Crise du logement et boom de la construction

J’en arrive donc à penser que nous devrions regarder un peu plus du côté des changements de société. Nos gouvernements ont tout de même accès à plusieurs leviers et incitatifs fiscaux pour en diminuer les effets et cette action pourrait être plus efficace si on s’affairait un peu plus à comprendre les causes de cette pénurie de logement et à les mitiger, avant de se mettre à construire frénétiquement pour un jour peut-être passer tout droit.

POINT DE VUE / Est-ce qu’on se rend compte que les deux semblent se produire en même temps? Dans la grande région de Québec, je n’ai jamais vu autant de grues de chantier autour desquelles des tours à logement sont en construction. Beau paradoxe que celui-là.


Il y a quelque chose qui se passe et personne ne semble prendre la pleine mesure du phénomène ni en comprendre les causes profondes. C’est comme si la population du Québec avait soudainement explosé et c’est à n’y rien comprendre.

Ni sociologue ni démographe, qui suis-je pour avancer des hypothèses alors que rien ne semble sortir de la bouche des experts, au point que notre gouvernement allait tout récemment jusqu’à nier qu’il y avait un problème.

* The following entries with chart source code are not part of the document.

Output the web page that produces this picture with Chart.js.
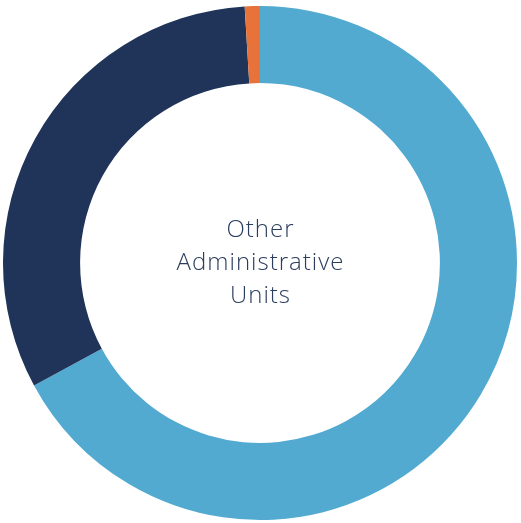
<!DOCTYPE html>
<html>
<head>
<meta charset="utf-8">
<script src="https://cdn.jsdelivr.net/npm/chart.js@4"></script>
<style>
  html, body { margin: 0; padding: 0; background: #fff; }
  canvas { display: block; }
</style>
</head>
<body>
<canvas id="donut" width="521" height="523"></canvas>
<script>
const labels = ['Segment A', 'Segment B', 'Segment C'];
const values = [67.1, 31.95, 0.95];
const colors = ['#52AAD1', '#1F3458', '#E8733A'];
const centerLines = ['Other', 'Administrative', 'Units'];

// draws the label inside the hole
const centerText = {
    id: 'centerText',
    afterDraw(chart) {
        const { ctx } = chart;
        const meta = chart.getDatasetMeta(0).data[0];
        if (!meta) return;
        ctx.save();
        ctx.fillStyle = '#2B3D5E';
        ctx.font = '300 24px "Open Sans", sans-serif';
        ctx.letterSpacing = '1px';
        ctx.textAlign = 'center';
        ctx.textBaseline = 'middle';
        const lh = 33;
        const top = meta.y - lh * (centerLines.length - 1) / 2;
        centerLines.forEach((line, i) => ctx.fillText(line, meta.x + 0.5, top + i * lh));
        ctx.restore();
    }
};

new Chart(document.getElementById('donut'), {
    type: 'doughnut',
    data: {
        labels,
        datasets: [{
            data: values,
            backgroundColor: colors,
            borderWidth: 0
        }]
    },
    options: {
        responsive: false,
        animation: false,
        cutout: '70%',
        layout: { padding: { top: 6, bottom: 3, left: 3, right: 4 } },
        plugins: {
            legend: { display: false },
            tooltip: { enabled: false }
        }
    },
    plugins: [centerText]
});
</script>
</body>
</html>
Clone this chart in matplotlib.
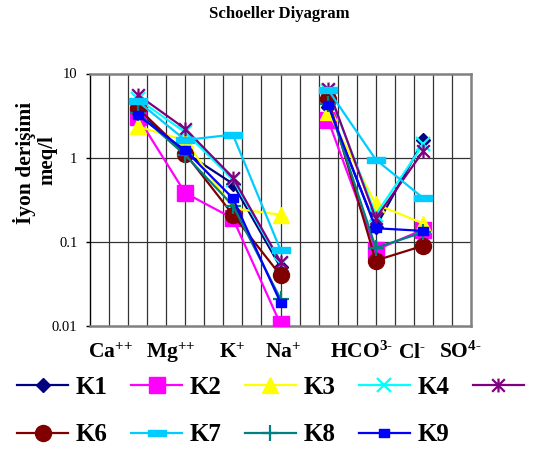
import matplotlib
matplotlib.use("Agg")
import matplotlib.pyplot as plt
from matplotlib.path import Path
import numpy as np

plt.rcParams['font.family'] = ['Liberation Serif', 'DejaVu Serif']
plt.rcParams['font.weight'] = 'bold'
plt.rcParams['mathtext.fontset'] = 'custom'
plt.rcParams['mathtext.rm'] = 'Liberation Serif:bold'
plt.rcParams['mathtext.it'] = 'Liberation Serif:bold'
plt.rcParams['mathtext.bf'] = 'Liberation Serif:bold'

# ---- data ----
series = ['K1', 'K2', 'K3', 'K4', 'K5', 'K6', 'K7', 'K8', 'K9']
cation_pos = [1, 2, 3, 4]
anion_pos = [5, 6, 7]
K1 = [3.5, 1.15, 0.49, 0.050, 4.0, 0.15, 1.6]
K2 = [3.05, 0.38, 0.19, 0.0105, 2.8, 0.080, 0.14]
K3 = [2.35, 1.6, 0.25, 0.21, 3.5, 0.28, 0.165]
K4 = [5.0, 2.0, 0.55, 0.055, 6.2, 0.21, 1.45]
K5 = [5.6, 2.2, 0.58, 0.058, 6.6, 0.19, 1.2]
K6 = [3.9, 1.12, 0.21, 0.040, 5.0, 0.060, 0.090]
K7 = [4.7, 1.62, 1.88, 0.080, 6.4, 0.95, 0.33]
K8 = [3.4, 1.07, 0.27, 0.021, 4.4, 0.085, 0.13]
K9 = [3.2, 1.22, 0.33, 0.019, 4.2, 0.145, 0.135]
values = [K1, K2, K3, K4, K5, K6, K7, K8, K9]
xlabels = [r'Ca$^{\text{++}}$', r'Mg$^{\text{++}}$', r'K$^{\text{+}}$', r'Na$^{\text{+}}$',
           r'HCO$^{\text{3-}}$', r'Cl$^{\text{-}}$', r'SO$^{\text{4-}}$']
xlabel_pos = [0.42, 1.70, 2.98, 4.05, 5.71, 6.76, 7.77]

# ---- styles ----
bar7 = Path([(-1, -0.33), (1, -0.33), (1, 0.33), (-1, 0.33), (-1, -0.33)],
            [Path.MOVETO, Path.LINETO, Path.LINETO, Path.LINETO, Path.CLOSEPOLY])
bar9 = Path([(-1, -0.7), (1, -0.7), (1, 0.7), (-1, 0.7), (-1, -0.7)],
            [Path.MOVETO, Path.LINETO, Path.LINETO, Path.LINETO, Path.CLOSEPOLY])
star = Path([(-1, -1), (1, 1), (-1, 1), (1, -1), (0, -1.1), (0, 1.1)],
            [Path.MOVETO, Path.LINETO, Path.MOVETO, Path.LINETO, Path.MOVETO, Path.LINETO])
styles = [
    dict(color='#000080', marker='D', ms=7, mfc='#000080', mec='#000080'),
    dict(color='#FF00FF', marker='s', ms=11, mfc='#FF00FF', mec='#FF00FF'),
    dict(color='#FFFF00', marker='^', ms=11, mfc='#FFFF00', mec='#FFFF00'),
    dict(color='#00FFFF', marker='x', ms=10, mew=1.6, mec='#00FFFF'),
    dict(color='#800080', marker=star, ms=10, mew=1.6, mfc='none', mec='#800080'),
    dict(color='#800000', marker='o', ms=11.5, mfc='#800000', mec='#800000'),
    dict(color='#00CCFF', marker=bar7, ms=13, mfc='#00CCFF', mec='#00CCFF'),
    dict(color='#008080', marker='+', ms=11, mew=1.6, mec='#008080'),
    dict(color='#0000FF', marker=bar9, ms=7.5, mfc='#0000FF', mec='#0000FF'),
]

fig = plt.figure(figsize=(5.59, 4.5), dpi=100)
ax = fig.add_axes([90/559, 1-326/450, (471-90)/559, (326-73.5)/450])
ax.set_yscale('log')
ax.set_xlim(0, 8)
ax.set_ylim(0.01, 10)

handles = []
for name, vals, st in zip(series, values, styles):
    h, = ax.plot(cation_pos, vals[:4], lw=1.6, label=name, zorder=3, **st)
    ax.plot(anion_pos, vals[4:], lw=1.6, zorder=3, **st)
    handles.append(h)

# grid
for gx in np.arange(0.4, 8.0, 0.4):
    ax.axvline(gx, color='#333333', lw=0.9, zorder=1)
for gy in [0.1, 1]:
    ax.axhline(gy, color='#333333', lw=0.9, zorder=1)

for s in ['top', 'right', 'bottom']:
    ax.spines[s].set_color('#808080')
    ax.spines[s].set_linewidth(1.8)
ax.spines['left'].set_color('#000000')
ax.spines['left'].set_linewidth(1.0)

ax.set_yticks([0.01, 0.1, 1, 10])
ax.set_yticklabels(['0.01', '0.1', '1', '10'])
ax.yaxis.set_minor_locator(matplotlib.ticker.NullLocator())
ax.tick_params(axis='y', length=3, width=1, labelsize=10.5, pad=6)
for t in ax.get_yticklabels():
    t.set_fontweight('normal')
ax.set_xticks(xlabel_pos)
ax.set_xticklabels(xlabels, fontsize=15.5, fontweight='bold')
ax.tick_params(axis='x', length=0, pad=23)
for t in ax.get_xticklabels():
    t.set_va('baseline')

fig.text(0.5, 1-14/450, 'Schoeller Diyagram', ha='center', va='center',
         fontsize=12, fontweight='bold')
fig.text(25/559, 1-163/450, 'İyon derişimi', rotation=90, ha='center', va='center',
         fontsize=15.5, fontweight='bold')
fig.text(47.5/559, 1-160/450, 'meq/l', rotation=90, ha='center', va='center',
         fontsize=15, fontweight='bold')

# legend: row-major order K1..K5 / K6..K9
order = [0, 5, 1, 6, 2, 7, 3, 8, 4]
leg = fig.legend(handles=[handles[i] for i in order], loc='upper left',
                 bbox_to_anchor=(17/559, 1-376/450),
                 ncol=5, frameon=False, borderpad=0, borderaxespad=0,
                 handlelength=2.05, handletextpad=0.3, columnspacing=0.93,
                 labelspacing=0.97, prop=dict(weight='bold', size=18))
# the K5 label falls outside the chart area in the reference and is not shown
for t in leg.get_texts():
    if t.get_text() == 'K5':
        t.set_visible(False)

fig.savefig('out.png', dpi=100)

Ce qui n’empêche pas de se poser des questions. La première hypothèse qui vient à l’esprit est la suivante: se pourrait-il que le nombre de ménages augmente plus vite que la population? Des séparations et des divorces à la hausse ont pour effet de granulariser les ménages: là où papa et maman habitaient ensemble, ils se retrouvent à occuper deux logements différents et, pire encore, chacun des enfants de parents séparés se met à occuper deux chambres à coucher, à mi-temps souvent pour chacune dans les cas de gardes partagées.

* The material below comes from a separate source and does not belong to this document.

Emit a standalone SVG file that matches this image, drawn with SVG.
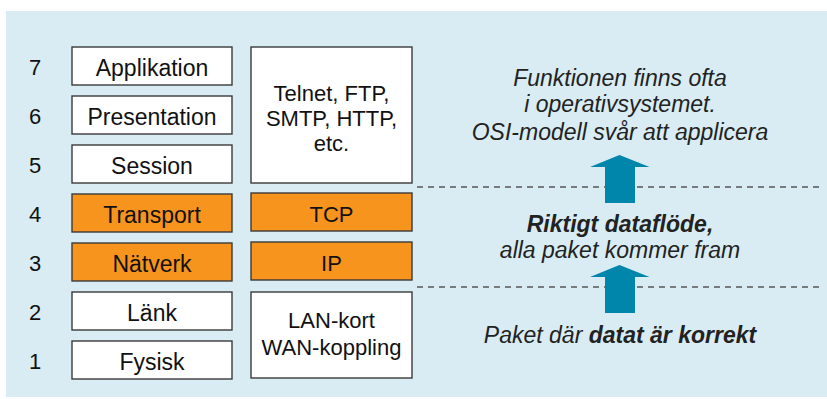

Seconde hypothèse: le travail à la maison durant la pandémie a laissé à l’abandon des millions de pieds carrés d’espaces de bureau. Où pensez-vous que cet espace de travail s’est retrouvé? 

Dans le parc immobilier résidentiel bien sûr. Rien ne se perd, rien ne se crée, tout est question de vases communicants. Est-ce que ça va revenir comme avant? Probablement pas tout à fait, j’imagine que plusieurs travailleurs auront pris l’habitude du travail à la maison et qu’ils ne reviendront pas en arrière. Mais une chose est certaine, ça a donné un grand coup dans la disponibilité du logement.

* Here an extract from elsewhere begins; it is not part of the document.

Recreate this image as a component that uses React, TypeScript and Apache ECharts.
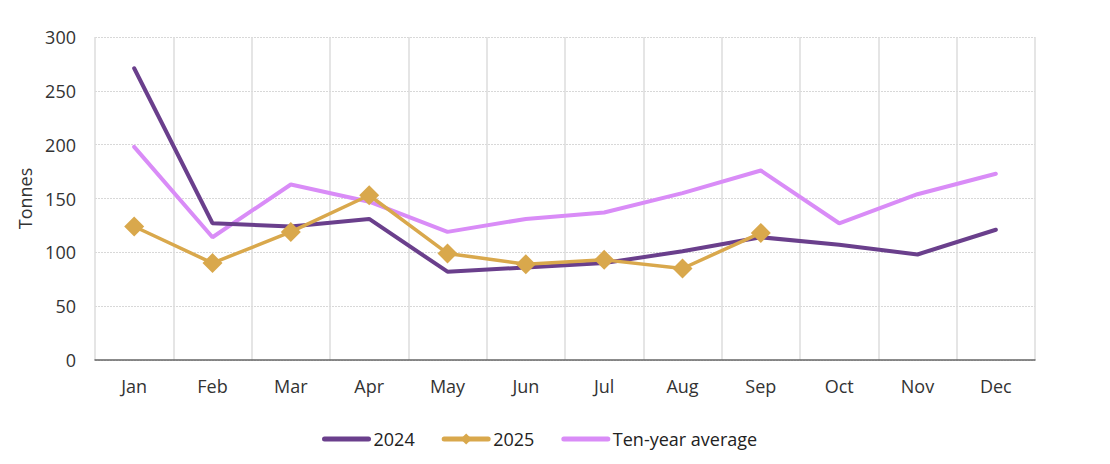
import React, { useEffect, useRef } from "react";
import * as echarts from "echarts";

const months = ["Jan", "Feb", "Mar", "Apr", "May", "Jun", "Jul", "Aug", "Sep", "Oct", "Nov", "Dec"];
const y2024 = [271, 127, 124, 131, 82, 86, 90, 101, 114, 107, 98, 121];
const y2025 = [124, 90, 119, 153, 99, 89, 93, 85, 118];
const tenYear = [198, 114, 163, 147, 119, 131, 137, 155, 176, 127, 154, 173];

const FONT = "'Open Sans', 'Noto Sans', sans-serif";

export default function App() {
  const ref = useRef<HTMLDivElement>(null);
  useEffect(() => {
    if (!ref.current) return;
    const chart = echarts.init(ref.current, undefined, { renderer: "svg" });
    chart.setOption({
      animation: false,
      textStyle: { fontFamily: FONT },
      grid: { left: 87, right: 67, top: 29, bottom: 96, outerBoundsMode: "none", containLabel: false },
      legend: {
        left: 309,
        top: 417,
        itemWidth: 44,
        itemHeight: 14,
        itemGap: 27,
        textStyle: { fontSize: 18, color: "#222", fontFamily: FONT },
        lineStyle: { width: 5, cap: "round" },
        data: [
          { name: "2024", itemStyle: { opacity: 0 } },
          { name: "2025" },
          { name: "Ten-year average", itemStyle: { opacity: 0 } },
        ],
      },
      xAxis: {
        type: "category",
        data: months,
        boundaryGap: true,
        axisLine: { lineStyle: { color: "#666", width: 1.5 } },
        axisTick: { show: false },
        axisLabel: { fontSize: 18, color: "#333", margin: 17, fontFamily: FONT },
        splitLine: { show: true, lineStyle: { color: "#dcdcdc", width: 1.5 } },
      },
      yAxis: {
        type: "value",
        min: 0,
        max: 300,
        interval: 50,
        name: "Tonnes",
        nameLocation: "middle",
        nameGap: 59,
        nameTextStyle: { fontSize: 18, color: "#333", fontFamily: FONT },
        axisLine: { show: false },
        axisTick: { show: false },
        axisLabel: { fontSize: 18, color: "#333", margin: 19, fontFamily: FONT },
        splitLine: { lineStyle: { color: "#d8d8d8", type: [2, 1], width: 1 } },
      },
      series: [
        {
          name: "2024",
          type: "line",
          data: y2024,
          symbol: "none",
          lineStyle: { color: "#6a3f8c", width: 4, cap: "round" },
          itemStyle: { color: "#6a3f8c" },
          z: 3,
        },
        {
          name: "2025",
          type: "line",
          data: y2025,
          symbol: "diamond",
          symbolSize: 20,
          lineStyle: { color: "#d9a84c", width: 3.5 },
          itemStyle: { color: "#d9a84c" },
          z: 4,
        },
        {
          name: "Ten-year average",
          type: "line",
          data: tenYear,
          symbol: "none",
          lineStyle: { color: "#d98cf7", width: 4, cap: "round" },
          itemStyle: { color: "#d98cf7" },
          z: 2,
        },
      ],
    });
    return () => chart.dispose();
  }, []);
  return <div ref={ref} style={{ width: "100%", height: 448 }} />;
}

J’hésite à aborder la question des baby-boomers parce que c’est moins évident. Je constate par contre qu’ils sont encore nombreux à occuper la résidence familiale, quelquefois seuls après le départ ou le décès de leurs conjoints. Ça en fait beaucoup, des pieds carrés inoccupés, des personnes seules ou des couples de personnes âgées dans des bungalows de banlieue, qui restent attachées à leurs grandes maison et à leurs immenses terrains, même si elles n’ont plus la force ni la capacité d’en assurer l’entretien. Et qui plus est, beaucoup de ces immeubles souffrent d’un manque d’entretien qui risque de leur être fatal si on laisse les choses dégénérer.

J’en arrive donc à penser que nous devrions regarder un peu plus du côté des changements de société. Nos gouvernements ont tout de même accès à plusieurs leviers et incitatifs fiscaux pour en diminuer les effets et cette action pourrait être plus efficace si on s’affairait un peu plus à comprendre les causes de cette pénurie de logement et à les mitiger, avant de se mettre à construire frénétiquement pour un jour peut-être passer tout droit.